Elasticsearch provides data shipping software called Beats to parse logs from these products or connect to them. These divide the fields using regular expressions so that they can be labelled and loaded into Kibana and Elasticsearch. This saves users from having to write these parsers themselves.

There are various Beats, including Filebeat (applications that output logs), Metricbeat (applications to which Elasticsearch can connect directly) and Packetbeat (network traffic). Metricbeat has a lengthy list of more than 3,000 metrics that it gathers.

Monitoring PostgreSQL with Kibana

To further illustrate the differences between Grafana vs. Kibana, let's revisit the PostgreSQL example.

The fastest way to get started is to sign up for a free 14-day trial, which will deploy to Google Cloud, Amazon or Azure. Next, install Metricbeat on your local server to gather metrics and ship those to Kibana. (You can use a Docker container or run the apt-get install Metricbeat after you have added Elastic to your source code repository.)

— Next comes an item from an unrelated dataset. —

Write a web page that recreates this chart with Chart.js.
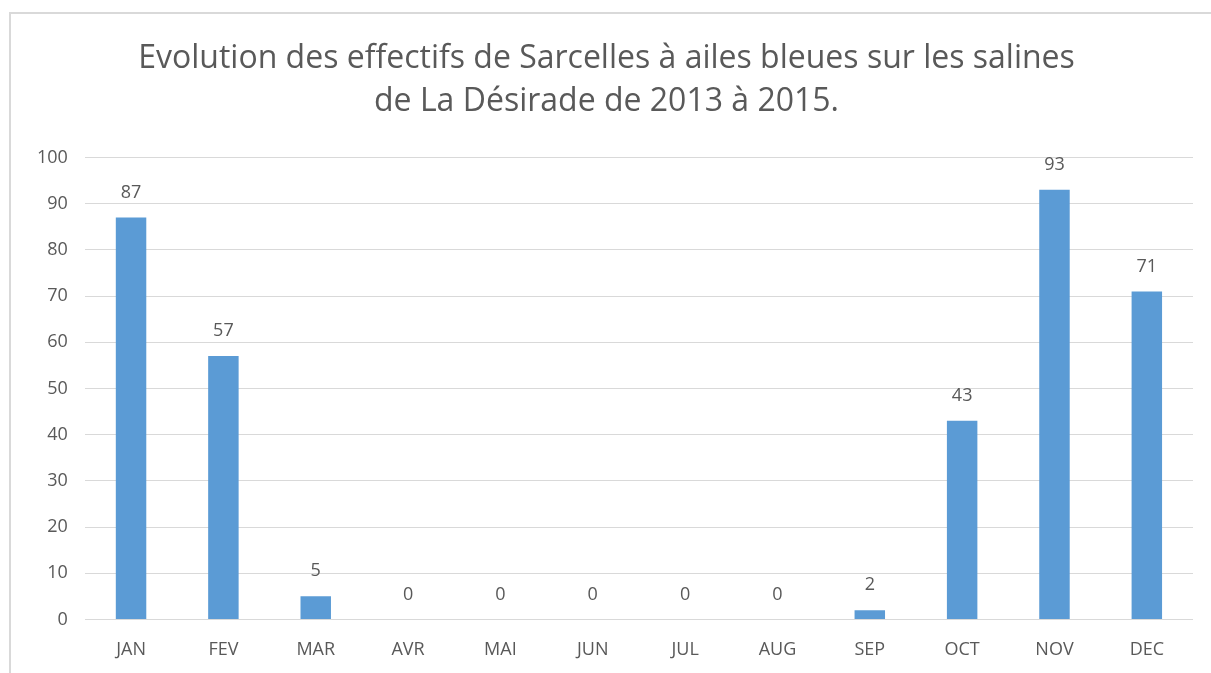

After that, open the Metricbeat config file using this command:

sudo vim  /etc/metricbeat/metricbeat.yml

Then, enter your cloud credentials into the file. tech_target:XXXXXXX

# The cloud.auth setting overwrites the 'output.elasticsearch.username' and
# 'output.elasticsearch.password' settings. The format is '<user>:<pass>'.
cloud.auth: elastic:XXX

Next, run this command to create the PostgreSQL configuration file for Metricbeat:

sudo metricbeat modules enable postgresql

Then, run this file to push the PostgreSQL dashboard to Kibana:

sudo metricbeat setup

Now, run the following command to start Metricbeat in the foreground. Look for and fix any errors.

sudo metricbeat -e

Run some queries in PostgreSQL to create some traffic. Then click on the Dashboard screen in Kibana and search for the PostgreSQL dashboard.

The dashboard screen has multiple sections -- an example section, which depicts database transactions, query latency and other metrics, is below.

Kibana data visualization
This is an example of how Kibana shows database transactions and query latency information.

Kibana plugins and pricing

There are a variety of third-party plugins for Kibana, many of which are quite specialized in their design. For example, there are data visualization plugins that support 3D graphs and charts.

Pricing for Elastic Cloud, which includes hosted versions of Elasticsearch and Kibana, starts at $16 per month for a single user installation. Prices go up with the size of the servers and storage.